= To be done =
Give an exact transcription of every line, dropping the images.

--- Start Source excerpt ---

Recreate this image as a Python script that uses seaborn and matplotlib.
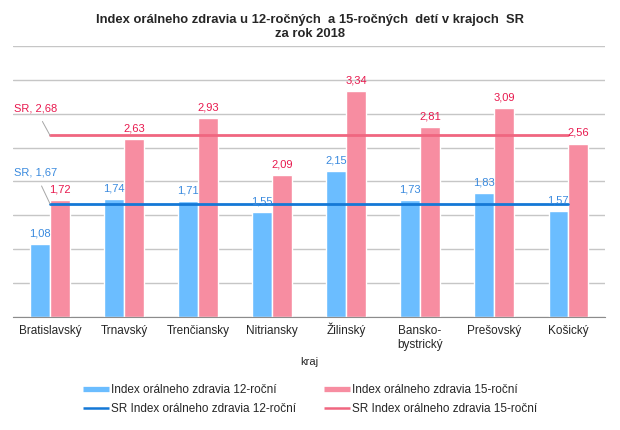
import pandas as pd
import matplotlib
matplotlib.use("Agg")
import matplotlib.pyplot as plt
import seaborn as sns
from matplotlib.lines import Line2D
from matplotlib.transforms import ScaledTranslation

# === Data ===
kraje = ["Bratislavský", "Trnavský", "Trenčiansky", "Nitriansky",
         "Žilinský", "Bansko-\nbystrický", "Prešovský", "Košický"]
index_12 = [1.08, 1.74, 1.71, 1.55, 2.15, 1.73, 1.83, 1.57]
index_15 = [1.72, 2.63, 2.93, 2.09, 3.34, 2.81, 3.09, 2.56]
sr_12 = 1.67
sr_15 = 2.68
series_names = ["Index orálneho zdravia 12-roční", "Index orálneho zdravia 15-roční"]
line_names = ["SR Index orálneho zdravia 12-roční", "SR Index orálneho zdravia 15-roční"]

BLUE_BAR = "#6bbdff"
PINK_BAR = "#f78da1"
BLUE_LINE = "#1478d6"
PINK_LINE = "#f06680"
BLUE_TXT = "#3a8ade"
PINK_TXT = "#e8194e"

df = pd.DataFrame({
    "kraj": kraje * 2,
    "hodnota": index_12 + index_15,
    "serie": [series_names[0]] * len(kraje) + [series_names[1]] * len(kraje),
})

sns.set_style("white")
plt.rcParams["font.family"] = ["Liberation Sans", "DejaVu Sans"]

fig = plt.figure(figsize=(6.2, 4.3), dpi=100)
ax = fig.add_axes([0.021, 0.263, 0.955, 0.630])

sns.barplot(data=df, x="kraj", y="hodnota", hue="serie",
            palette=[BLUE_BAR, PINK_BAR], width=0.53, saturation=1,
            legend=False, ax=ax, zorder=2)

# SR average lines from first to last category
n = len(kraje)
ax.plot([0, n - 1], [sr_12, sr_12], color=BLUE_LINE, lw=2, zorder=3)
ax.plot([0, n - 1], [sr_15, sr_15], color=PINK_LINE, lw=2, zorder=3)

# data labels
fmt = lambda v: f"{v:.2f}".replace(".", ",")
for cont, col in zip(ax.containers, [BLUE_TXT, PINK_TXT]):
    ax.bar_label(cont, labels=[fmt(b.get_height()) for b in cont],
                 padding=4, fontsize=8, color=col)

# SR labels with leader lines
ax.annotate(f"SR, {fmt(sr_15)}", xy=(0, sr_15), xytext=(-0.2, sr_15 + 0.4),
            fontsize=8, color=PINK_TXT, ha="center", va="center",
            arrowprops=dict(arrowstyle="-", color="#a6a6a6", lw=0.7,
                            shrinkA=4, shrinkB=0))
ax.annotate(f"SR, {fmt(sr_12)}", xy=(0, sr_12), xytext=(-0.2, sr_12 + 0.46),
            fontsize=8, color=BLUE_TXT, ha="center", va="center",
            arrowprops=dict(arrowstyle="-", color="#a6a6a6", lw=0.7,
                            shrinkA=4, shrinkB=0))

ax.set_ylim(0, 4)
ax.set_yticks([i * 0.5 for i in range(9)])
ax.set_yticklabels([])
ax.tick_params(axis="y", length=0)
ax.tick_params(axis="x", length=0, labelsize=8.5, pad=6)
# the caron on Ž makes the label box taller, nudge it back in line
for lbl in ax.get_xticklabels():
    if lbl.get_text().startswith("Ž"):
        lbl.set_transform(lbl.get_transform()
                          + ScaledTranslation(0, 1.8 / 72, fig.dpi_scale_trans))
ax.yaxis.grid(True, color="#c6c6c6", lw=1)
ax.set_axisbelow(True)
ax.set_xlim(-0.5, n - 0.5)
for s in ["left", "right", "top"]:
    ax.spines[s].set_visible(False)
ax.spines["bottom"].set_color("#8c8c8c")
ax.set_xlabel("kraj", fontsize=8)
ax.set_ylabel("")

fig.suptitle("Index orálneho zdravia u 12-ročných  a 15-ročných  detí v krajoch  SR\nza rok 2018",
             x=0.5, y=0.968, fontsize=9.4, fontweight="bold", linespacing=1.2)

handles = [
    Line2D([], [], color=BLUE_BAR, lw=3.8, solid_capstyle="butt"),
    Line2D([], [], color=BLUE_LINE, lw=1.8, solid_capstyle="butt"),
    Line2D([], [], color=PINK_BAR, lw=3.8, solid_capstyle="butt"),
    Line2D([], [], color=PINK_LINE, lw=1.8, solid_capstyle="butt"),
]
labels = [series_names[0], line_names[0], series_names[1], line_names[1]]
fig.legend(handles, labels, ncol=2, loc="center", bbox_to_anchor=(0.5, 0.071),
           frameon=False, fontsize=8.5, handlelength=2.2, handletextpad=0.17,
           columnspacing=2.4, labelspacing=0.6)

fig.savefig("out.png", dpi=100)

--- End Source excerpt ---

= Reply =
Recreate this image as a Python script that uses seaborn and matplotlib.
import pandas as pd
import matplotlib
matplotlib.use("Agg")
import matplotlib.pyplot as plt
import seaborn as sns
from matplotlib.lines import Line2D
from matplotlib.transforms import ScaledTranslation

# === Data ===
kraje = ["Bratislavský", "Trnavský", "Trenčiansky", "Nitriansky",
         "Žilinský", "Bansko-\nbystrický", "Prešovský", "Košický"]
index_12 = [1.08, 1.74, 1.71, 1.55, 2.15, 1.73, 1.83, 1.57]
index_15 = [1.72, 2.63, 2.93, 2.09, 3.34, 2.81, 3.09, 2.56]
sr_12 = 1.67
sr_15 = 2.68
series_names = ["Index orálneho zdravia 12-roční", "Index orálneho zdravia 15-roční"]
line_names = ["SR Index orálneho zdravia 12-roční", "SR Index orálneho zdravia 15-roční"]

BLUE_BAR = "#6bbdff"
PINK_BAR = "#f78da1"
BLUE_LINE = "#1478d6"
PINK_LINE = "#f06680"
BLUE_TXT = "#3a8ade"
PINK_TXT = "#e8194e"

df = pd.DataFrame({
    "kraj": kraje * 2,
    "hodnota": index_12 + index_15,
    "serie": [series_names[0]] * len(kraje) + [series_names[1]] * len(kraje),
})

sns.set_style("white")
plt.rcParams["font.family"] = ["Liberation Sans", "DejaVu Sans"]

fig = plt.figure(figsize=(6.2, 4.3), dpi=100)
ax = fig.add_axes([0.021, 0.263, 0.955, 0.630])

sns.barplot(data=df, x="kraj", y="hodnota", hue="serie",
            palette=[BLUE_BAR, PINK_BAR], width=0.53, saturation=1,
            legend=False, ax=ax, zorder=2)

# SR average lines from first to last category
n = len(kraje)
ax.plot([0, n - 1], [sr_12, sr_12], color=BLUE_LINE, lw=2, zorder=3)
ax.plot([0, n - 1], [sr_15, sr_15], color=PINK_LINE, lw=2, zorder=3)

# data labels
fmt = lambda v: f"{v:.2f}".replace(".", ",")
for cont, col in zip(ax.containers, [BLUE_TXT, PINK_TXT]):
    ax.bar_label(cont, labels=[fmt(b.get_height()) for b in cont],
                 padding=4, fontsize=8, color=col)

# SR labels with leader lines
ax.annotate(f"SR, {fmt(sr_15)}", xy=(0, sr_15), xytext=(-0.2, sr_15 + 0.4),
            fontsize=8, color=PINK_TXT, ha="center", va="center",
            arrowprops=dict(arrowstyle="-", color="#a6a6a6", lw=0.7,
                            shrinkA=4, shrinkB=0))
ax.annotate(f"SR, {fmt(sr_12)}", xy=(0, sr_12), xytext=(-0.2, sr_12 + 0.46),
            fontsize=8, color=BLUE_TXT, ha="center", va="center",
            arrowprops=dict(arrowstyle="-", color="#a6a6a6", lw=0.7,
                            shrinkA=4, shrinkB=0))

ax.set_ylim(0, 4)
ax.set_yticks([i * 0.5 for i in range(9)])
ax.set_yticklabels([])
ax.tick_params(axis="y", length=0)
ax.tick_params(axis="x", length=0, labelsize=8.5, pad=6)
# the caron on Ž makes the label box taller, nudge it back in line
for lbl in ax.get_xticklabels():
    if lbl.get_text().startswith("Ž"):
        lbl.set_transform(lbl.get_transform()
                          + ScaledTranslation(0, 1.8 / 72, fig.dpi_scale_trans))
ax.yaxis.grid(True, color="#c6c6c6", lw=1)
ax.set_axisbelow(True)
ax.set_xlim(-0.5, n - 0.5)
for s in ["left", "right", "top"]:
    ax.spines[s].set_visible(False)
ax.spines["bottom"].set_color("#8c8c8c")
ax.set_xlabel("kraj", fontsize=8)
ax.set_ylabel("")

fig.suptitle("Index orálneho zdravia u 12-ročných  a 15-ročných  detí v krajoch  SR\nza rok 2018",
             x=0.5, y=0.968, fontsize=9.4, fontweight="bold", linespacing=1.2)

handles = [
    Line2D([], [], color=BLUE_BAR, lw=3.8, solid_capstyle="butt"),
    Line2D([], [], color=BLUE_LINE, lw=1.8, solid_capstyle="butt"),
    Line2D([], [], color=PINK_BAR, lw=3.8, solid_capstyle="butt"),
    Line2D([], [], color=PINK_LINE, lw=1.8, solid_capstyle="butt"),
]
labels = [series_names[0], line_names[0], series_names[1], line_names[1]]
fig.legend(handles, labels, ncol=2, loc="center", bbox_to_anchor=(0.5, 0.071),
           frameon=False, fontsize=8.5, handlelength=2.2, handletextpad=0.17,
           columnspacing=2.4, labelspacing=0.6)

fig.savefig("out.png", dpi=100)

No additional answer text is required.